Dublin, 1st July 2014 – Air Contractors will salute the pioneers of transatlantic passenger air transport at a celebratory anniversary airshow in Foynes in July
Seventy five years ago the first commercial flight across the North Atlantic was operated by Pan American Airways when the ‘Yankee Clipper’ flew from New York to Foynes, Co. Limerick. This key moment in aviation history will be celebrated with a special two-day event on July 5th and 6th organised by the Foynes Flying Boat and Maritime Museum.
The event will include a concert, gala dinner and fireworks display on Saturday 5th and events on Sunday 6th will include a three hour air show over the river. Special guests will include Frank Gray, son of Captain Harold Gray who was the captain of the ‘Yankee Clipper’.
Air Contractors is delighted to confirm that one of the airlines ATR-42 aircraft based just across the river in Shannon Airport will participate in the air show.

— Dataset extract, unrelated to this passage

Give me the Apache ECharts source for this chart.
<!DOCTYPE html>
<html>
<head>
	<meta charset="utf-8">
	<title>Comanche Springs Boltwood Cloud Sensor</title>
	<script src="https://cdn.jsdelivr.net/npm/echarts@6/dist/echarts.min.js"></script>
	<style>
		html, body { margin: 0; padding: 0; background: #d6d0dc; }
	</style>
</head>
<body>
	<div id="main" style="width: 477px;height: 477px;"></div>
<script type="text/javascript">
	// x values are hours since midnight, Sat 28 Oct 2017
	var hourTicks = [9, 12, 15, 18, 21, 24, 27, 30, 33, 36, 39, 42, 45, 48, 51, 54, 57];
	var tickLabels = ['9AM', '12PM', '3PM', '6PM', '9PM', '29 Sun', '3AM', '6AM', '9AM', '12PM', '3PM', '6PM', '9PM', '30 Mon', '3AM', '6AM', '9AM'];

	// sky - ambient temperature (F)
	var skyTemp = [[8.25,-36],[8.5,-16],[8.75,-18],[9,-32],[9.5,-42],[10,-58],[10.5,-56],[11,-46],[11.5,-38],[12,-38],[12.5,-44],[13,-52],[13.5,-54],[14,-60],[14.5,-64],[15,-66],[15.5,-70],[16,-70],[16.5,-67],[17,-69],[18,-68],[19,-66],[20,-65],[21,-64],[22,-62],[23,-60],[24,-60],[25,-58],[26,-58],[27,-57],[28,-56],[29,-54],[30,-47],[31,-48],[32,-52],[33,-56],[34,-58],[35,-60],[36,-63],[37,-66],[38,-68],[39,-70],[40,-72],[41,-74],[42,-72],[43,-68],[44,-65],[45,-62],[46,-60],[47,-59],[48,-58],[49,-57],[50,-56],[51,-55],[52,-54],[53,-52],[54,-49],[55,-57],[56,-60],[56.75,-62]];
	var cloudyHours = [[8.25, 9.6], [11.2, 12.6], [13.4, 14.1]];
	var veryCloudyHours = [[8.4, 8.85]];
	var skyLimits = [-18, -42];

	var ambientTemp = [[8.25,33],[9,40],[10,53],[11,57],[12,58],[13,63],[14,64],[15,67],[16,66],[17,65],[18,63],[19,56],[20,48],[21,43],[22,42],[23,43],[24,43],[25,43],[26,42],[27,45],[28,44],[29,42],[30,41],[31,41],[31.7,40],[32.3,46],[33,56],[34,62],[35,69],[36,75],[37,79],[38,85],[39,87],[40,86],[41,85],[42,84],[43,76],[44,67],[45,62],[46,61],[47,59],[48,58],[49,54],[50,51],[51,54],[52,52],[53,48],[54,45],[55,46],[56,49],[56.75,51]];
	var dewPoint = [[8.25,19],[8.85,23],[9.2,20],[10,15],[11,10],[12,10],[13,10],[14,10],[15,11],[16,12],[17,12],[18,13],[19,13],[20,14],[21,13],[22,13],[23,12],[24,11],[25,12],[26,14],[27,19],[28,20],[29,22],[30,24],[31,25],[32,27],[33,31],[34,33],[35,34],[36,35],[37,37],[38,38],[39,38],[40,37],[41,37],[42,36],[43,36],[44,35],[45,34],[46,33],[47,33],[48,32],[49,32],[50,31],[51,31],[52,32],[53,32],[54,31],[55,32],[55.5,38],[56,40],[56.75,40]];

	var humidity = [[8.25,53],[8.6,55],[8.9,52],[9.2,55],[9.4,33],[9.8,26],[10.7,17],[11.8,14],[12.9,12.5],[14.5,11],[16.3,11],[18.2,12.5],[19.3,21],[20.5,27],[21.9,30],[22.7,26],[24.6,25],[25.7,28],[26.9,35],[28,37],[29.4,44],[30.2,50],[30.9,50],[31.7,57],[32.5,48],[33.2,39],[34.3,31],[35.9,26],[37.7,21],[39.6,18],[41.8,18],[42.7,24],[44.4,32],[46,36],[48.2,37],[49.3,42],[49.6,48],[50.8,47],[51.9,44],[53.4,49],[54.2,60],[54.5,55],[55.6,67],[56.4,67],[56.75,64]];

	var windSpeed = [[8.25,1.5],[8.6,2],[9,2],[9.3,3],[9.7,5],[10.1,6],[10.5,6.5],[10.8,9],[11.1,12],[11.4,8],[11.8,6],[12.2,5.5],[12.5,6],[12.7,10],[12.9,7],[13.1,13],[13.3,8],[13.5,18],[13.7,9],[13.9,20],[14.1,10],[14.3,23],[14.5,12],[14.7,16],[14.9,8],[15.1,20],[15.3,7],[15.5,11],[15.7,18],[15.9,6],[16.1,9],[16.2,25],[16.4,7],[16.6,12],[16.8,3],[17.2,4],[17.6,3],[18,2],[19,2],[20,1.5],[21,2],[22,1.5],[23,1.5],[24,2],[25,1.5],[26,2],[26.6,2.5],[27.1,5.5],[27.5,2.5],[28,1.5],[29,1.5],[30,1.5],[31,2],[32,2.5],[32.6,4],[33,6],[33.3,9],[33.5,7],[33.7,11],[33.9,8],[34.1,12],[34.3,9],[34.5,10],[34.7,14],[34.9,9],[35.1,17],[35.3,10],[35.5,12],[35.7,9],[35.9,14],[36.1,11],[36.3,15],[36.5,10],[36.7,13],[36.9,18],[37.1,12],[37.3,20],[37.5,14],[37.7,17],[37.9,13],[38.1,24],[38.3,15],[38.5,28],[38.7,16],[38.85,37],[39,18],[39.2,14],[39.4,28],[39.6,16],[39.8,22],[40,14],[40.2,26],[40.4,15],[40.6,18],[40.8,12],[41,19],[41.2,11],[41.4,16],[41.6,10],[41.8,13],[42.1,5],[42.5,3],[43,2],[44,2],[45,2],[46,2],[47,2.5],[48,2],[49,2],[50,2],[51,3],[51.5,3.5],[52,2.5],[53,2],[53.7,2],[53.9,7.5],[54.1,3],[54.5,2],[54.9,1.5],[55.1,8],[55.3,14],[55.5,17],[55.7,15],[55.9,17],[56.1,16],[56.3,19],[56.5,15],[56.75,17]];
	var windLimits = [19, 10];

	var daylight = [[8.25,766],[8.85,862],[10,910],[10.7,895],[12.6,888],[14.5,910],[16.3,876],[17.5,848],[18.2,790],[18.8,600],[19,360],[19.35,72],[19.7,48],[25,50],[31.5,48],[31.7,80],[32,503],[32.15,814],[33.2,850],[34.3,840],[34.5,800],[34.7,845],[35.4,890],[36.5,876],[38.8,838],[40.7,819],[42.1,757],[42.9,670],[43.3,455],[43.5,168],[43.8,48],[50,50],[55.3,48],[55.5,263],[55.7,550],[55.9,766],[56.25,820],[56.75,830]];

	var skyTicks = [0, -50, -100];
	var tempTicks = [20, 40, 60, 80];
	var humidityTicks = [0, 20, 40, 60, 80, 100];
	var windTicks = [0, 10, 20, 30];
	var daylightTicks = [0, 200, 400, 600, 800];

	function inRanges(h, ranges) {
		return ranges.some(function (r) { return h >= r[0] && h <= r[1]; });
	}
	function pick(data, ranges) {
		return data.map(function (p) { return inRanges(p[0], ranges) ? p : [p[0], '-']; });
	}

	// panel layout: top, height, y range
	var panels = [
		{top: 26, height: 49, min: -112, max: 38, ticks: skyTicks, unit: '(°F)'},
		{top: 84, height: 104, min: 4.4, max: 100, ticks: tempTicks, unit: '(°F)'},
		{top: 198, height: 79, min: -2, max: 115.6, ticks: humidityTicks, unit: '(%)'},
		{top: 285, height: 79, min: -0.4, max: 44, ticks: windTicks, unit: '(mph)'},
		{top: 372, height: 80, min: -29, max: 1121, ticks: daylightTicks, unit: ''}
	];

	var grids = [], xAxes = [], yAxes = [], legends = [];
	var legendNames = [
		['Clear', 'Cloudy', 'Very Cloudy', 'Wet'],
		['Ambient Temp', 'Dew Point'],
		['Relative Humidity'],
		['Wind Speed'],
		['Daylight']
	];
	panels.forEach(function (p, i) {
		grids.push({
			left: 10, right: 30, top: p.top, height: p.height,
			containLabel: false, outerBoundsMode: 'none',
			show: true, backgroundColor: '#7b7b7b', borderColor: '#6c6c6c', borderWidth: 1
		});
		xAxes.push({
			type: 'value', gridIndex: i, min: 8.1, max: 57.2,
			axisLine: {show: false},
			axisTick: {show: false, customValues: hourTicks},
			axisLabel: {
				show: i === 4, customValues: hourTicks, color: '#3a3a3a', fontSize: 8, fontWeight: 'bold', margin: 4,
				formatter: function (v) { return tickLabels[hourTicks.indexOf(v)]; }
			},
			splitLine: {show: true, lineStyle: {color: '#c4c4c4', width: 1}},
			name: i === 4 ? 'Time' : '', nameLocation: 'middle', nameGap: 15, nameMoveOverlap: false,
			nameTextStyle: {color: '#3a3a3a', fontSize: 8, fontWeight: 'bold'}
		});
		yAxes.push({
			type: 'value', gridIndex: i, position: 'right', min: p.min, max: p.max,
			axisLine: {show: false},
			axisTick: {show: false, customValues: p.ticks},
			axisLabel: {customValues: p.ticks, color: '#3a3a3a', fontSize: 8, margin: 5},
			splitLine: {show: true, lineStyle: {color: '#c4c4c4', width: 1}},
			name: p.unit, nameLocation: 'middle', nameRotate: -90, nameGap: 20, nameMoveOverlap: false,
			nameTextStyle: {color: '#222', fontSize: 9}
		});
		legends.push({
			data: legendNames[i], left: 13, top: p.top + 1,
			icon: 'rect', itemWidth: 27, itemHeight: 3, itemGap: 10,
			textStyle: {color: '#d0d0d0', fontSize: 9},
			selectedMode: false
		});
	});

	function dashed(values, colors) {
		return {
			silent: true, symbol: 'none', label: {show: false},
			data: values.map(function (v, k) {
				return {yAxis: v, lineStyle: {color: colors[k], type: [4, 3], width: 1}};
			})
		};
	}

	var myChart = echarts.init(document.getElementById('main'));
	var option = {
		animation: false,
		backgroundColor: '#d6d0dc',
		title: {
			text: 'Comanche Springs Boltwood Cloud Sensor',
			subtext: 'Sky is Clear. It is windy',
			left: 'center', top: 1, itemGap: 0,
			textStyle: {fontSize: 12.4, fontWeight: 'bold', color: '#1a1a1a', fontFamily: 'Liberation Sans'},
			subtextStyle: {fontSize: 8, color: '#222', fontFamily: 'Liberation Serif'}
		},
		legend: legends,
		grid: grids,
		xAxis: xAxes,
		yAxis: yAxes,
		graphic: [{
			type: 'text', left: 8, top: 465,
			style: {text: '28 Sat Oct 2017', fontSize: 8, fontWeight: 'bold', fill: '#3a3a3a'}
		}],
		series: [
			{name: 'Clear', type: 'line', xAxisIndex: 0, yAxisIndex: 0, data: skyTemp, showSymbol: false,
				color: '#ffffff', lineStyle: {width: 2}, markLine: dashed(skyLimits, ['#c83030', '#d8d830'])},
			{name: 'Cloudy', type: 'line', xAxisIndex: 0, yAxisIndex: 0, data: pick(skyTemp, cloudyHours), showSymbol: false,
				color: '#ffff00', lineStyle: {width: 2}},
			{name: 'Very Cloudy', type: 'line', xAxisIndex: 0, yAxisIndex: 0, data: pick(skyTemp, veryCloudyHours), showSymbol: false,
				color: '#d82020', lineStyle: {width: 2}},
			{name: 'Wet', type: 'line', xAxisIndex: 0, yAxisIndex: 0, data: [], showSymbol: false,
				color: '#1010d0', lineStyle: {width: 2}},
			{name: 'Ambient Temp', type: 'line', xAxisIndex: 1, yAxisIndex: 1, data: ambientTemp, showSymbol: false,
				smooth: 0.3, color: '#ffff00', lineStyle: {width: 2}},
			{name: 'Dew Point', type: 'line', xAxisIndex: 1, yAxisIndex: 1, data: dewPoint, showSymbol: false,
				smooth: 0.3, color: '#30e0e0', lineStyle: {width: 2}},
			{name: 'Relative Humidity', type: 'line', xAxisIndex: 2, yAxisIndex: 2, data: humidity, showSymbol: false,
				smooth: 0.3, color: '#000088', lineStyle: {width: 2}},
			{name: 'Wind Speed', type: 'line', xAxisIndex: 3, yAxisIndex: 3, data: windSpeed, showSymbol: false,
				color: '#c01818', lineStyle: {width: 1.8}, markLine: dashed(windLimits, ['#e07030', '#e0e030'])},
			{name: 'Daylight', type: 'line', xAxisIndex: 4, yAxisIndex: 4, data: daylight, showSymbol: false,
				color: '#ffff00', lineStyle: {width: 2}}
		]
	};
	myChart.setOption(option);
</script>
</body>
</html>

In February this year Air Contractors operated its first Boeing 757 trans-Atlantic service for Aer Lingus from Shannon to Boston, and the following month a second B757 began flying between Shannon and New York.
Colin Grant, Chief Executive of Air Contractors said “Aviation in the Mid-West has come a long way in a short 75 years, from the ‘Yankee Clipper’ in Foynes to our own two daily round-trip flights between Shannon and the United States, operated for Aer Lingus”.
“We are committed to Shannon, with ATR and Boeing 737 cargo aircraft based in the airport as well as two of our three Boeing 757’s. This year we also opened our new hangar in Shannon and we hope to continue to build our business and to strengthen our relationships in the Airport and the Shannon region.”
Hugh Flynn, Chief Executive of ASL Aviation Group, one of the sponsors of the event, said “Aviation is a special industry and it is right that we should celebrate the amazing achievements of the last 75 years, and the people who opened up transatlantic air travel as such a vitally important business, tourism and family link”.
“The Foynes Museum itself is a remarkable achievement and its deserves our support for the excellent way in which it portrays and honours the pioneers of what, for us, has become the everyday possibility of trans-Atlantic flying”.